-------- STORED DATA

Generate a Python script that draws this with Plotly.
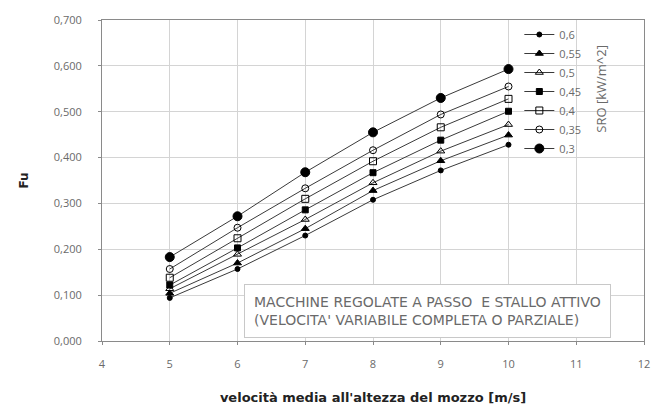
import plotly.graph_objects as go

speeds = [5, 6, 7, 8, 9, 10]
sro_labels = ["0,6", "0,55", "0,5", "0,45", "0,4", "0,35", "0,3"]
fu_06 = [0.094, 0.157, 0.230, 0.308, 0.372, 0.428]
fu_055 = [0.104, 0.170, 0.245, 0.328, 0.393, 0.449]
fu_05 = [0.114, 0.189, 0.265, 0.345, 0.414, 0.472]
fu_045 = [0.122, 0.203, 0.286, 0.367, 0.438, 0.501]
fu_04 = [0.138, 0.224, 0.310, 0.392, 0.466, 0.528]
fu_035 = [0.157, 0.247, 0.333, 0.416, 0.494, 0.555]
fu_03 = [0.183, 0.272, 0.368, 0.455, 0.530, 0.593]
series = [fu_06, fu_055, fu_05, fu_045, fu_04, fu_035, fu_03]
y_ticks = [0.0, 0.1, 0.2, 0.3, 0.4, 0.5, 0.6, 0.7]
x_ticks = [4, 5, 6, 7, 8, 9, 10, 11, 12]

markers = [
    dict(symbol="circle", size=5, color="black"),
    dict(symbol="triangle-up", size=7, color="black"),
    dict(symbol="triangle-up-open", size=7, color="black"),
    dict(symbol="square", size=6, color="black"),
    dict(symbol="square-open", size=7, color="black"),
    dict(symbol="circle-open", size=7, color="black"),
    dict(symbol="circle", size=9, color="black"),
]

fig = go.Figure()
for lab, vals, mk in zip(sro_labels, series, markers):
    fig.add_trace(go.Scatter(
        x=speeds, y=vals, name=lab, mode="lines+markers",
        line=dict(color="#3a3a3a", width=1),
        marker=dict(symbol=mk["symbol"], size=mk["size"], color=mk["color"],
                    line=dict(color="black", width=1)),
    ))

gray = "#6a6a6a"
fig.update_layout(
    width=667, height=414,
    margin=dict(l=102, r=23, t=14, b=73),
    paper_bgcolor="white", plot_bgcolor="white",
    separators=",.",
    font=dict(family="Open Sans, sans-serif", size=11, color=gray),
    showlegend=True,
    legend=dict(x=0.77, y=1.0, xanchor="left", yanchor="top",
                bgcolor="rgba(255,255,255,0)", borderwidth=0,
                font=dict(size=11, color=gray), tracegroupgap=0,
                itemwidth=30),
    xaxis=dict(range=[4, 12], tickvals=x_ticks, showgrid=True,
               gridcolor="#d4d4d4", gridwidth=1, zeroline=False,
               showline=True, linecolor="#8a8a8a", mirror=True,
               ticks="outside", ticklen=3, tickcolor="#8a8a8a",
               ticklabelstandoff=10,
               tickfont=dict(size=11, color=gray),
               title=dict(text="<b>velocità media all'altezza del mozzo [m/s]</b>",
                          font=dict(family="DejaVu Sans, sans-serif", size=13, color="#222"),
                          standoff=22)),
    yaxis=dict(range=[0, 0.7], tickvals=y_ticks, tickformat=".3f",
               showgrid=True, gridcolor="#d4d4d4", gridwidth=1, zeroline=False,
               showline=True, linecolor="#8a8a8a", mirror=True,
               ticks="outside", ticklen=3, tickcolor="#8a8a8a",
               ticklabelstandoff=14,
               tickfont=dict(size=11, color=gray),
               title=dict(text="<b>Fu</b>", font=dict(family="DejaVu Sans, sans-serif", size=12, color="#222"),
                          standoff=22)),
)

fig.add_annotation(xref="paper", yref="paper", x=0.92, y=0.785,
                   xanchor="center", yanchor="middle",
                   text="SRO [kW/m^2]", textangle=-90, showarrow=False,
                   font=dict(size=13, color=gray))

fig.add_annotation(xref="paper", yref="paper", x=0.262, y=0.008,
                   xanchor="left", yanchor="bottom", align="left",
                   text="MACCHINE REGOLATE A PASSO  E STALLO ATTIVO<br>(VELOCITA' VARIABILE COMPLETA O PARZIALE)",
                   showarrow=False, bordercolor="#c8c8c8", borderwidth=1,
                   borderpad=9, bgcolor="white",
                   font=dict(family="DejaVu Sans, sans-serif", size=14, color=gray))

fig.write_html("out.html")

----------------

GOAL:
Quote the material in full and exactly; do not carry over its pictures.

WRITTEN SOLUTION:
Generate a Python script that draws this with Plotly.
import plotly.graph_objects as go

speeds = [5, 6, 7, 8, 9, 10]
sro_labels = ["0,6", "0,55", "0,5", "0,45", "0,4", "0,35", "0,3"]
fu_06 = [0.094, 0.157, 0.230, 0.308, 0.372, 0.428]
fu_055 = [0.104, 0.170, 0.245, 0.328, 0.393, 0.449]
fu_05 = [0.114, 0.189, 0.265, 0.345, 0.414, 0.472]
fu_045 = [0.122, 0.203, 0.286, 0.367, 0.438, 0.501]
fu_04 = [0.138, 0.224, 0.310, 0.392, 0.466, 0.528]
fu_035 = [0.157, 0.247, 0.333, 0.416, 0.494, 0.555]
fu_03 = [0.183, 0.272, 0.368, 0.455, 0.530, 0.593]
series = [fu_06, fu_055, fu_05, fu_045, fu_04, fu_035, fu_03]
y_ticks = [0.0, 0.1, 0.2, 0.3, 0.4, 0.5, 0.6, 0.7]
x_ticks = [4, 5, 6, 7, 8, 9, 10, 11, 12]

markers = [
    dict(symbol="circle", size=5, color="black"),
    dict(symbol="triangle-up", size=7, color="black"),
    dict(symbol="triangle-up-open", size=7, color="black"),
    dict(symbol="square", size=6, color="black"),
    dict(symbol="square-open", size=7, color="black"),
    dict(symbol="circle-open", size=7, color="black"),
    dict(symbol="circle", size=9, color="black"),
]

fig = go.Figure()
for lab, vals, mk in zip(sro_labels, series, markers):
    fig.add_trace(go.Scatter(
        x=speeds, y=vals, name=lab, mode="lines+markers",
        line=dict(color="#3a3a3a", width=1),
        marker=dict(symbol=mk["symbol"], size=mk["size"], color=mk["color"],
                    line=dict(color="black", width=1)),
    ))

gray = "#6a6a6a"
fig.update_layout(
    width=667, height=414,
    margin=dict(l=102, r=23, t=14, b=73),
    paper_bgcolor="white", plot_bgcolor="white",
    separators=",.",
    font=dict(family="Open Sans, sans-serif", size=11, color=gray),
    showlegend=True,
    legend=dict(x=0.77, y=1.0, xanchor="left", yanchor="top",
                bgcolor="rgba(255,255,255,0)", borderwidth=0,
                font=dict(size=11, color=gray), tracegroupgap=0,
                itemwidth=30),
    xaxis=dict(range=[4, 12], tickvals=x_ticks, showgrid=True,
               gridcolor="#d4d4d4", gridwidth=1, zeroline=False,
               showline=True, linecolor="#8a8a8a", mirror=True,
               ticks="outside", ticklen=3, tickcolor="#8a8a8a",
               ticklabelstandoff=10,
               tickfont=dict(size=11, color=gray),
               title=dict(text="<b>velocità media all'altezza del mozzo [m/s]</b>",
                          font=dict(family="DejaVu Sans, sans-serif", size=13, color="#222"),
                          standoff=22)),
    yaxis=dict(range=[0, 0.7], tickvals=y_ticks, tickformat=".3f",
               showgrid=True, gridcolor="#d4d4d4", gridwidth=1, zeroline=False,
               showline=True, linecolor="#8a8a8a", mirror=True,
               ticks="outside", ticklen=3, tickcolor="#8a8a8a",
               ticklabelstandoff=14,
               tickfont=dict(size=11, color=gray),
               title=dict(text="<b>Fu</b>", font=dict(family="DejaVu Sans, sans-serif", size=12, color="#222"),
                          standoff=22)),
)

fig.add_annotation(xref="paper", yref="paper", x=0.92, y=0.785,
                   xanchor="center", yanchor="middle",
                   text="SRO [kW/m^2]", textangle=-90, showarrow=False,
                   font=dict(size=13, color=gray))

fig.add_annotation(xref="paper", yref="paper", x=0.262, y=0.008,
                   xanchor="left", yanchor="bottom", align="left",
                   text="MACCHINE REGOLATE A PASSO  E STALLO ATTIVO<br>(VELOCITA' VARIABILE COMPLETA O PARZIALE)",
                   showarrow=False, bordercolor="#c8c8c8", borderwidth=1,
                   borderpad=9, bgcolor="white",
                   font=dict(family="DejaVu Sans, sans-serif", size=14, color=gray))

fig.write_html("out.html")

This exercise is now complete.